===== Records for this task =====

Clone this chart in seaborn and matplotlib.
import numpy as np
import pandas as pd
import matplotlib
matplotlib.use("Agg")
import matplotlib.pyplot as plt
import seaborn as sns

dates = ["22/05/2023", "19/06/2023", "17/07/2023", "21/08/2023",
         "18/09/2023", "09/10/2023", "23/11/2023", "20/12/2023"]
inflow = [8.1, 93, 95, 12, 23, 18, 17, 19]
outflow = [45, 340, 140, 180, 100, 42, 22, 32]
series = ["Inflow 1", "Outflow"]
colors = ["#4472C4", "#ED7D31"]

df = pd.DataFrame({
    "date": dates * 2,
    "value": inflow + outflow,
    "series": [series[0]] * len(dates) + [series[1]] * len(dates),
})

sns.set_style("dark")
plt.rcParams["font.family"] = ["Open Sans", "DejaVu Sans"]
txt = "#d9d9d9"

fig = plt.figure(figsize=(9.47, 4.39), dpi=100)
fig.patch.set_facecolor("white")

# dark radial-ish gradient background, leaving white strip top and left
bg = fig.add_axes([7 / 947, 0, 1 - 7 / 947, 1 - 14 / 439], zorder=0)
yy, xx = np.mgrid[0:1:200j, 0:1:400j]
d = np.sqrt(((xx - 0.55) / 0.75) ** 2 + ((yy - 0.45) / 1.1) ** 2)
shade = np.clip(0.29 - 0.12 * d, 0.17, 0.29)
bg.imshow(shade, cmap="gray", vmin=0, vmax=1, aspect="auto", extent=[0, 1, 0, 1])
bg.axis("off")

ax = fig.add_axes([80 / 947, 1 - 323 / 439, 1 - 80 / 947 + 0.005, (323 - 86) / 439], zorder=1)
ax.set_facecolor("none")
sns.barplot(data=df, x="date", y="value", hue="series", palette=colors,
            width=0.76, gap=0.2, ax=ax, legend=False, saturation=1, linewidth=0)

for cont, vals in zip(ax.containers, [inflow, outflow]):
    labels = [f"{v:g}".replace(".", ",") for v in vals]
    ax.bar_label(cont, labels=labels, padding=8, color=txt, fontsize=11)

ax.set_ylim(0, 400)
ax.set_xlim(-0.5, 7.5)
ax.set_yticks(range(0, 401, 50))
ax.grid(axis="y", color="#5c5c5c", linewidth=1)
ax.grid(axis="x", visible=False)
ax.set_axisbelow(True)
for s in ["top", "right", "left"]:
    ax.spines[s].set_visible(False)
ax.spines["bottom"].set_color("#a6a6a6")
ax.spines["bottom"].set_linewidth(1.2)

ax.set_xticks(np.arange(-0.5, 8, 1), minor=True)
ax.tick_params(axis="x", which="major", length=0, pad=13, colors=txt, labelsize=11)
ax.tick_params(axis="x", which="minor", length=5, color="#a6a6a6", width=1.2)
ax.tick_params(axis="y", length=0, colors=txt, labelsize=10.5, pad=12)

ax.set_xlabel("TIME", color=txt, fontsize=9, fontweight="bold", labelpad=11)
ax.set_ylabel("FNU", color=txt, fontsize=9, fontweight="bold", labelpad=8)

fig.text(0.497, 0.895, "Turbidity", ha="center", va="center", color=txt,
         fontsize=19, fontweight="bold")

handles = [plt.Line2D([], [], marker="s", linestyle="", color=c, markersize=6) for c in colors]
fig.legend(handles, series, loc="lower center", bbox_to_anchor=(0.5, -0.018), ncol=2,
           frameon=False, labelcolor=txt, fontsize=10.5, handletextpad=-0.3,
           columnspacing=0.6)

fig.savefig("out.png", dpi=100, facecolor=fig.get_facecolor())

=====
===== Records for this task =====

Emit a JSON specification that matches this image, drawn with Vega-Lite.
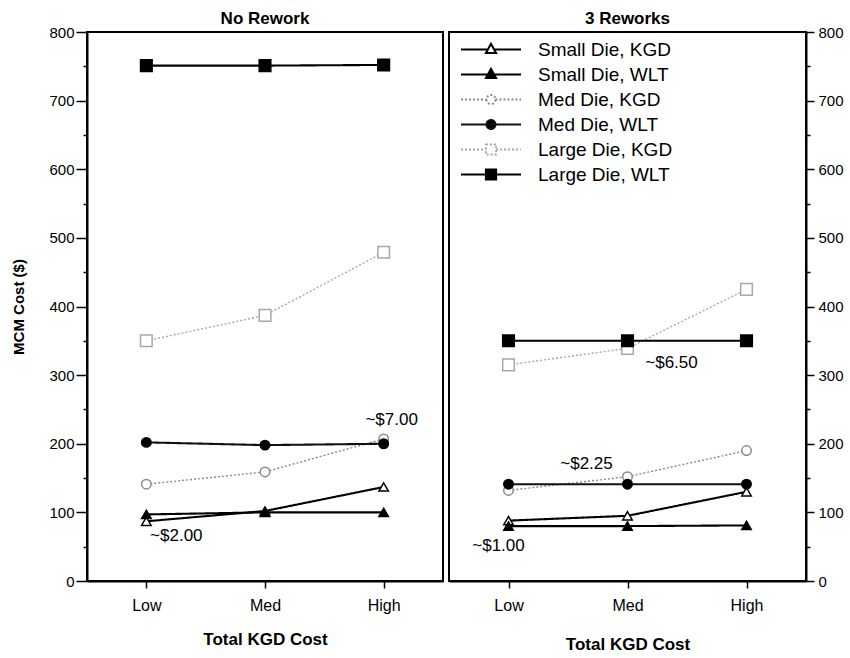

=====

What you are asked to do: Begin with the line containing "Clone this chart in seaborn and matplotlib.", end with the line containing "padding=8, color=txt, fontsize=11)", and repeat every line in that stretch exactly.

The result:
Clone this chart in seaborn and matplotlib.
import numpy as np
import pandas as pd
import matplotlib
matplotlib.use("Agg")
import matplotlib.pyplot as plt
import seaborn as sns

dates = ["22/05/2023", "19/06/2023", "17/07/2023", "21/08/2023",
         "18/09/2023", "09/10/2023", "23/11/2023", "20/12/2023"]
inflow = [8.1, 93, 95, 12, 23, 18, 17, 19]
outflow = [45, 340, 140, 180, 100, 42, 22, 32]
series = ["Inflow 1", "Outflow"]
colors = ["#4472C4", "#ED7D31"]

df = pd.DataFrame({
    "date": dates * 2,
    "value": inflow + outflow,
    "series": [series[0]] * len(dates) + [series[1]] * len(dates),
})

sns.set_style("dark")
plt.rcParams["font.family"] = ["Open Sans", "DejaVu Sans"]
txt = "#d9d9d9"

fig = plt.figure(figsize=(9.47, 4.39), dpi=100)
fig.patch.set_facecolor("white")

# dark radial-ish gradient background, leaving white strip top and left
bg = fig.add_axes([7 / 947, 0, 1 - 7 / 947, 1 - 14 / 439], zorder=0)
yy, xx = np.mgrid[0:1:200j, 0:1:400j]
d = np.sqrt(((xx - 0.55) / 0.75) ** 2 + ((yy - 0.45) / 1.1) ** 2)
shade = np.clip(0.29 - 0.12 * d, 0.17, 0.29)
bg.imshow(shade, cmap="gray", vmin=0, vmax=1, aspect="auto", extent=[0, 1, 0, 1])
bg.axis("off")

ax = fig.add_axes([80 / 947, 1 - 323 / 439, 1 - 80 / 947 + 0.005, (323 - 86) / 439], zorder=1)
ax.set_facecolor("none")
sns.barplot(data=df, x="date", y="value", hue="series", palette=colors,
            width=0.76, gap=0.2, ax=ax, legend=False, saturation=1, linewidth=0)

for cont, vals in zip(ax.containers, [inflow, outflow]):
    labels = [f"{v:g}".replace(".", ",") for v in vals]
    ax.bar_label(cont, labels=labels, padding=8, color=txt, fontsize=11)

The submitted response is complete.